**WHAT TO DO**
Reproduce, word for word, the span of lines starting at the line holding "Write the Plotly code for this chart." and ending at the line holding "import plotly.graph_objects as go". Omit every picture.

--*--

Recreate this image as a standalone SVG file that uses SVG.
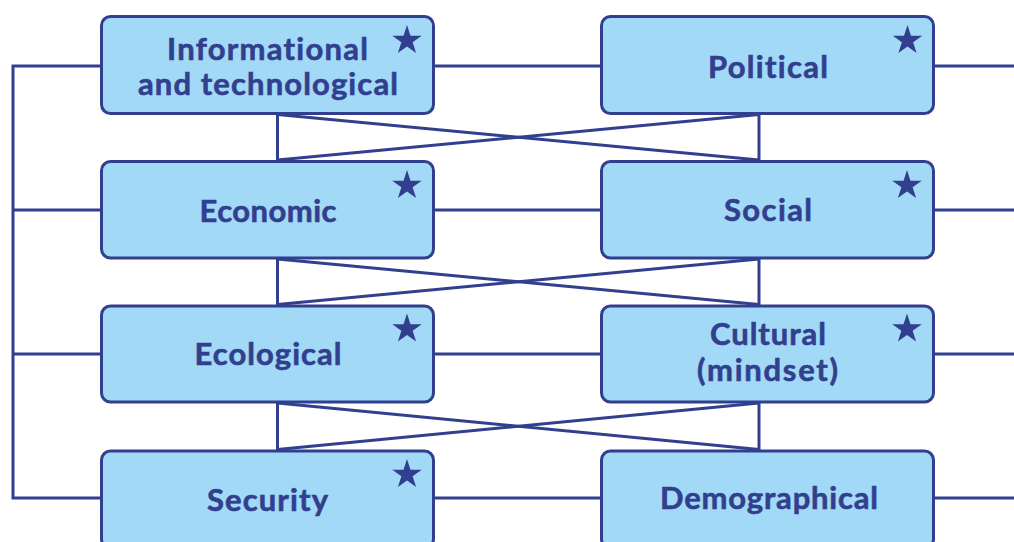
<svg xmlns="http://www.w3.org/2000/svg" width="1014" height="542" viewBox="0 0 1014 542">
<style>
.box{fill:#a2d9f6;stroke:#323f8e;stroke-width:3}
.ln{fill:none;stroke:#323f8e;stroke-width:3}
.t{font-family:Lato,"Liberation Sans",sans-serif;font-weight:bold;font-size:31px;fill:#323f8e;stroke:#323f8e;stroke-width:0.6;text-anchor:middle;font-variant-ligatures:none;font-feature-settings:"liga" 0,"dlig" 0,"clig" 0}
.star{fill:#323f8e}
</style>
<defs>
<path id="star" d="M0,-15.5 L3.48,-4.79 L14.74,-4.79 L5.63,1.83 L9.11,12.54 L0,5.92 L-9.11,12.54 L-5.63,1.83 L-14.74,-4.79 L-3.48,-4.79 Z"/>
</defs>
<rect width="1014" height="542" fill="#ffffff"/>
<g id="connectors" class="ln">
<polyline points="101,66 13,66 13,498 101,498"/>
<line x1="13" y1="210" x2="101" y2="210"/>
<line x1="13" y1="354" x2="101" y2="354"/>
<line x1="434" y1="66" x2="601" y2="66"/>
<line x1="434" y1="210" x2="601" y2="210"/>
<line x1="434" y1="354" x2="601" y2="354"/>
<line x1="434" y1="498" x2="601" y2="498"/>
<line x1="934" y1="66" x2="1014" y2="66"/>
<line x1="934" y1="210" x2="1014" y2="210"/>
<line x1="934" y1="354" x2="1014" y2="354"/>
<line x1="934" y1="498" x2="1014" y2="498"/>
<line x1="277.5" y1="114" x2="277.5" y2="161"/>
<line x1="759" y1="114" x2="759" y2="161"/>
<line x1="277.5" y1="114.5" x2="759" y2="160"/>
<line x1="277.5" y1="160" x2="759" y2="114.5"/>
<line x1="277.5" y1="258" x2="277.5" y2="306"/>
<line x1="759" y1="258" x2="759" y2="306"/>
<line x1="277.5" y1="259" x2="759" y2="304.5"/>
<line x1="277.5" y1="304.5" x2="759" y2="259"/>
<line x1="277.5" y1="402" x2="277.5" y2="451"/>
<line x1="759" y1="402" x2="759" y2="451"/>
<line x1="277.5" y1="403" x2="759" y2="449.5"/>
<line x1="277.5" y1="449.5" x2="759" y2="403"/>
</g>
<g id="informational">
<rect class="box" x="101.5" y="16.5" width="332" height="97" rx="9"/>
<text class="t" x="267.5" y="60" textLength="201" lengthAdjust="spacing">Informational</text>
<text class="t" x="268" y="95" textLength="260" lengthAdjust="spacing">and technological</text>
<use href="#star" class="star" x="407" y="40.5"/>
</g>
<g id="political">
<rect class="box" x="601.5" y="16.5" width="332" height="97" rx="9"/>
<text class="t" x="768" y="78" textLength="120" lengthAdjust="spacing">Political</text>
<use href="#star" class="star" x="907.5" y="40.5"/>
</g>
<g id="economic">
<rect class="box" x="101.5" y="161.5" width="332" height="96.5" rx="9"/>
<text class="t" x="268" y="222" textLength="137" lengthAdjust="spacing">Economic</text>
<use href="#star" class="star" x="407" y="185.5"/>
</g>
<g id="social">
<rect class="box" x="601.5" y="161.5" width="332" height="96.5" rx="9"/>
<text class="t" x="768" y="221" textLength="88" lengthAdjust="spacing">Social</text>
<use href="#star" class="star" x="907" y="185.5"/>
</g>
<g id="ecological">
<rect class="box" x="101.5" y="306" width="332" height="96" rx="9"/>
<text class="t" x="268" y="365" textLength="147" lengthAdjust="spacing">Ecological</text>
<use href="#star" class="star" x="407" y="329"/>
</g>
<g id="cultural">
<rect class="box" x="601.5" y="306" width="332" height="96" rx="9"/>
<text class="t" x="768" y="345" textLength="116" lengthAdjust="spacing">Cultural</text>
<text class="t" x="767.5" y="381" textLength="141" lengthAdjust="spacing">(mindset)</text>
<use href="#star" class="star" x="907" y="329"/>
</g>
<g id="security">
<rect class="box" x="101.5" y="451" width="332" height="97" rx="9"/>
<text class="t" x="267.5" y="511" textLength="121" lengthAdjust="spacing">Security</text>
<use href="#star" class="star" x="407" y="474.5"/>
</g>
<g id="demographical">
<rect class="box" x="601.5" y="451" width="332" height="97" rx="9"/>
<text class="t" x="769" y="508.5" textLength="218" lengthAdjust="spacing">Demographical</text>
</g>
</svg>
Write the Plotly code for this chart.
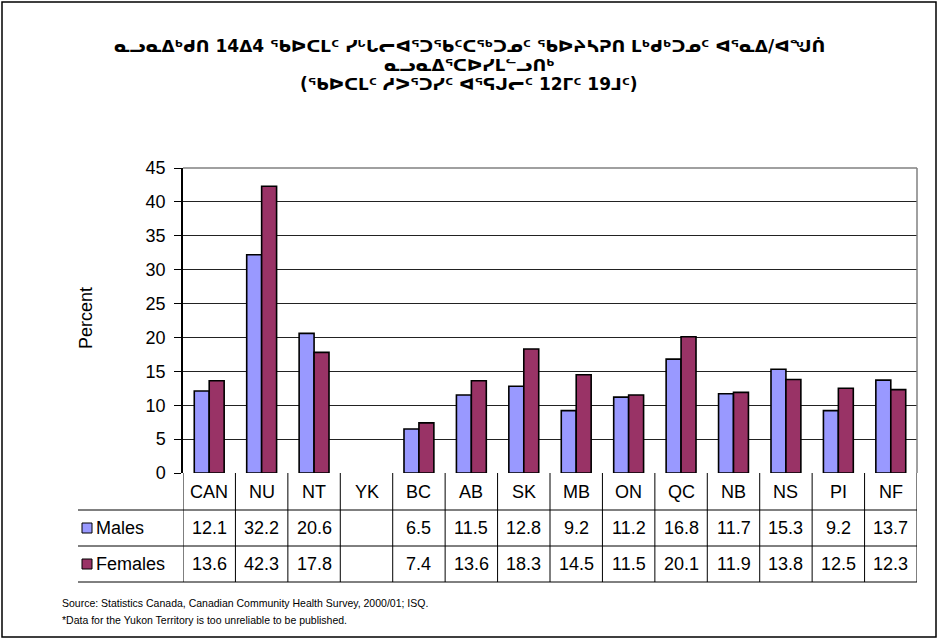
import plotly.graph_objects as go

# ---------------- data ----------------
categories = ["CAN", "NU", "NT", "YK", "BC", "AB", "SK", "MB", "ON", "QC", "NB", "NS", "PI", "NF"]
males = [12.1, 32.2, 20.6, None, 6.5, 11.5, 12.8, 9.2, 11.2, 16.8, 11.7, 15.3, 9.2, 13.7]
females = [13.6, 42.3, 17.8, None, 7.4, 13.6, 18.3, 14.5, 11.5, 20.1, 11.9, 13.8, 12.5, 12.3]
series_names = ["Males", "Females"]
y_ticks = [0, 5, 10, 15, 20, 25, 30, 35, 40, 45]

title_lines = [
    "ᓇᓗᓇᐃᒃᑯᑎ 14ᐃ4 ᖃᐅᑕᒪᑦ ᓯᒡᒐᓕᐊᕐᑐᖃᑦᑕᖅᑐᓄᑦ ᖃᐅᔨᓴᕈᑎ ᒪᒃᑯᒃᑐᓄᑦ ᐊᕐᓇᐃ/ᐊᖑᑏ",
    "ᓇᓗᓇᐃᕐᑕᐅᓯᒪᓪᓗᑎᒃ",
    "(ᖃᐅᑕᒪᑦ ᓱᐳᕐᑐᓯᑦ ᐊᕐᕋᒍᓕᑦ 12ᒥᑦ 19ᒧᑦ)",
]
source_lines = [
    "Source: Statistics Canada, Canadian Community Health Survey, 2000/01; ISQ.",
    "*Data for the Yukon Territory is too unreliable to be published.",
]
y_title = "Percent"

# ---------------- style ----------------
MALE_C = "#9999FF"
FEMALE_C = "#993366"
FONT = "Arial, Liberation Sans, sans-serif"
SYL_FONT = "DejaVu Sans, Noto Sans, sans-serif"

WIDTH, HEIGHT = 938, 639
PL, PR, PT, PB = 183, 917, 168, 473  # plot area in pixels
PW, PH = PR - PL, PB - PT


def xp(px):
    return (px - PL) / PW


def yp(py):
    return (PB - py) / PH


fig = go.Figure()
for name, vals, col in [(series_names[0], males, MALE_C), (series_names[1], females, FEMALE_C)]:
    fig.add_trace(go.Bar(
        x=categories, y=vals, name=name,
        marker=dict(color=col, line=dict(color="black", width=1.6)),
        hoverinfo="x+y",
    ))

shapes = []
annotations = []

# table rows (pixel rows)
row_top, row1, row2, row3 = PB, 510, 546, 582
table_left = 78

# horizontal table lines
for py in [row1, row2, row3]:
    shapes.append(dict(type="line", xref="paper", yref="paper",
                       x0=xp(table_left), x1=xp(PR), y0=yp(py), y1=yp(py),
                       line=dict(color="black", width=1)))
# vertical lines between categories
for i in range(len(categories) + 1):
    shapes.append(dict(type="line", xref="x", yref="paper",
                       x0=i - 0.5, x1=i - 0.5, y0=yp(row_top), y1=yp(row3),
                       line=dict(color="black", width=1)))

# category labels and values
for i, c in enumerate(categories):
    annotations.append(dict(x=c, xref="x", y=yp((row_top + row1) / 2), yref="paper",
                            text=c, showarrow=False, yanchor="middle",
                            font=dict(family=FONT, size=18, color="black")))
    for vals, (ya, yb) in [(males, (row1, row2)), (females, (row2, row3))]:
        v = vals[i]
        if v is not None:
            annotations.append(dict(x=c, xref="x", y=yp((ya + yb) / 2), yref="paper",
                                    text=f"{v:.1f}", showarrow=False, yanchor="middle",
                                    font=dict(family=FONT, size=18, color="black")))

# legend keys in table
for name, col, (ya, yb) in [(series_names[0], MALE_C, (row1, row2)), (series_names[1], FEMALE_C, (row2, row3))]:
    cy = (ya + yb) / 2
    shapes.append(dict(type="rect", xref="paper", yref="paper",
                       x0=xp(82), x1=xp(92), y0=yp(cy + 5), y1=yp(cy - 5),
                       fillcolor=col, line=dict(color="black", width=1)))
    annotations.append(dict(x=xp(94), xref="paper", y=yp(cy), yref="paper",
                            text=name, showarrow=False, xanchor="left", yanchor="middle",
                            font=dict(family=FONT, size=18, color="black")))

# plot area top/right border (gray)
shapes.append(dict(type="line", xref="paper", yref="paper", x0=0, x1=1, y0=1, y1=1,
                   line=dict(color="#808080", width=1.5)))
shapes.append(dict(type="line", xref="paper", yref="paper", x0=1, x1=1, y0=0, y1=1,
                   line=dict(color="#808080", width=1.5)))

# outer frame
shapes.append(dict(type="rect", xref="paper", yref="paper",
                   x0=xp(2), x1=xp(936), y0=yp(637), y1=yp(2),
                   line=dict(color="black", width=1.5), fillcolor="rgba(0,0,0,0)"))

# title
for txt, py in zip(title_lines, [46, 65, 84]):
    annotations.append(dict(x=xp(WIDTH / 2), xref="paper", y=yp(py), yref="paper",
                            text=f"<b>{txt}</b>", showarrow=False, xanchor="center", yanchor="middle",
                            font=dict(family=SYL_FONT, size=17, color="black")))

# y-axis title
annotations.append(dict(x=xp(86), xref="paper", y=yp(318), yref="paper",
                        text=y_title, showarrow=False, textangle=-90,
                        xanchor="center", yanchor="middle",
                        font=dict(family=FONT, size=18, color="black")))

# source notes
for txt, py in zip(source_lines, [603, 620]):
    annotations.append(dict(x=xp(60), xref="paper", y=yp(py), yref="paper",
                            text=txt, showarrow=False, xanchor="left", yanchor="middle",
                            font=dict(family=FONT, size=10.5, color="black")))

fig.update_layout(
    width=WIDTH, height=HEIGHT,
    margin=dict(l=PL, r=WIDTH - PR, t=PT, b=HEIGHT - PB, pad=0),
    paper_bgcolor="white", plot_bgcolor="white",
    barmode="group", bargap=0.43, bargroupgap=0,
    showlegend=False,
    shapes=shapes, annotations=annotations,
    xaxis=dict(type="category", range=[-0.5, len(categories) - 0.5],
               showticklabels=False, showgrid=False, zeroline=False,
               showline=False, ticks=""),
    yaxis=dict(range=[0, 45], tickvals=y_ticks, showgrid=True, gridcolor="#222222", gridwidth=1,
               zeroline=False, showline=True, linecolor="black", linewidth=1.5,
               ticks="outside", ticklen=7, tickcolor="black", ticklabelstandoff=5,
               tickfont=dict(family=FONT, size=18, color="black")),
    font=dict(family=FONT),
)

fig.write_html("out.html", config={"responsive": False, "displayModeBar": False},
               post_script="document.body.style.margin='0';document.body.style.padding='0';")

--*--

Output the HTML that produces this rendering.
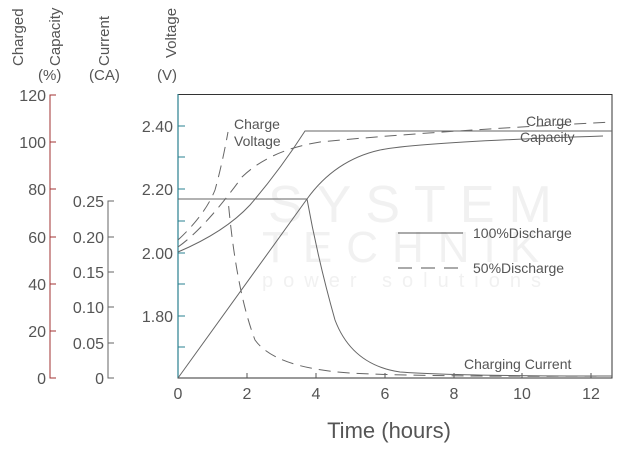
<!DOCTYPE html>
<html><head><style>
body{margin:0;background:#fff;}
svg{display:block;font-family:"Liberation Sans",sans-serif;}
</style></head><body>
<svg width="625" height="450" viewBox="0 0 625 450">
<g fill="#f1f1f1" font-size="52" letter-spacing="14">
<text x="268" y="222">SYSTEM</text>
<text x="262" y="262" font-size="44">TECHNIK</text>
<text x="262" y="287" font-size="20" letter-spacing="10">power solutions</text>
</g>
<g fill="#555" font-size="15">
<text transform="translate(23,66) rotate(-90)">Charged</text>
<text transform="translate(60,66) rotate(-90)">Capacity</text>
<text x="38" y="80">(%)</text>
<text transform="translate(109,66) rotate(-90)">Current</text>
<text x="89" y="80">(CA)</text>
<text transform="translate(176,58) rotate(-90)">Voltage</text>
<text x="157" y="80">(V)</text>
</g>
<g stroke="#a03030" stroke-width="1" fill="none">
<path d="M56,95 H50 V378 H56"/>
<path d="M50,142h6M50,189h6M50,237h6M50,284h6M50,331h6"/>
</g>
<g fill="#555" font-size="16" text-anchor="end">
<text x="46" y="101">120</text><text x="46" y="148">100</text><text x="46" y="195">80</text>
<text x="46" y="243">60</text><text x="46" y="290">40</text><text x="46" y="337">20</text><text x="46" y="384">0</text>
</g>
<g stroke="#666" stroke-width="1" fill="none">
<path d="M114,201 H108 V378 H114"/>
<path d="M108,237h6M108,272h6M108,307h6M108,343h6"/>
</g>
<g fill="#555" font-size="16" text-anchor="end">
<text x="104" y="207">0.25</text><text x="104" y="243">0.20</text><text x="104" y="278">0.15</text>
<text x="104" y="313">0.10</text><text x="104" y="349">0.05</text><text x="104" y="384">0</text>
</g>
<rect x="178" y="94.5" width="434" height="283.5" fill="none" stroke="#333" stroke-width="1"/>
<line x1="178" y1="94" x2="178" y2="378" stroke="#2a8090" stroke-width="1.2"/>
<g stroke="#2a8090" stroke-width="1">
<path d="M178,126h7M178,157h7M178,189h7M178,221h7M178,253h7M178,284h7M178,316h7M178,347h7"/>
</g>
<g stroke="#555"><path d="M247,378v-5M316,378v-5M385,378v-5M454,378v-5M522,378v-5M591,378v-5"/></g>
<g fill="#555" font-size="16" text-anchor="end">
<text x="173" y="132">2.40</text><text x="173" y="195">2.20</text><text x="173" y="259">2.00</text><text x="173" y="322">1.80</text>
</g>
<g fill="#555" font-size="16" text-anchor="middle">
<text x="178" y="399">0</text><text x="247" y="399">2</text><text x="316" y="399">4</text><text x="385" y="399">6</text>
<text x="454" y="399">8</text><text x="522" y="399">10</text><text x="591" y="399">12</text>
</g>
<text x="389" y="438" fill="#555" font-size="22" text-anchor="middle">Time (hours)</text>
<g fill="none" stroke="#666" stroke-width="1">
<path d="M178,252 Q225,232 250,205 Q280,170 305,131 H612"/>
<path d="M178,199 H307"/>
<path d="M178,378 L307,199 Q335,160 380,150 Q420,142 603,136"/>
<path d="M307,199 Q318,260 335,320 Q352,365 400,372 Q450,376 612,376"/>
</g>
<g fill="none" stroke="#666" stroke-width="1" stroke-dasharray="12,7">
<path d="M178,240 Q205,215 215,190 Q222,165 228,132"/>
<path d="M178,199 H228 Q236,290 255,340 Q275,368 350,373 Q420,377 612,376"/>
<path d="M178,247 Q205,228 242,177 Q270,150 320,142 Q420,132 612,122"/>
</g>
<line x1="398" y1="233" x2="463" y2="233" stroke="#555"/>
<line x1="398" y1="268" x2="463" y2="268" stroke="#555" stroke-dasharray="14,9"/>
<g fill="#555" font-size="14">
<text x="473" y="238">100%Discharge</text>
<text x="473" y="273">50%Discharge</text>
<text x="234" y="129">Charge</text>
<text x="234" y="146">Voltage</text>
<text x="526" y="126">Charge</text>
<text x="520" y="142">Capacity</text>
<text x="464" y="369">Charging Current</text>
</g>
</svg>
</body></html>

--*--

**TASK SOLUTION**
Write the Plotly code for this chart.
import plotly.graph_objects as go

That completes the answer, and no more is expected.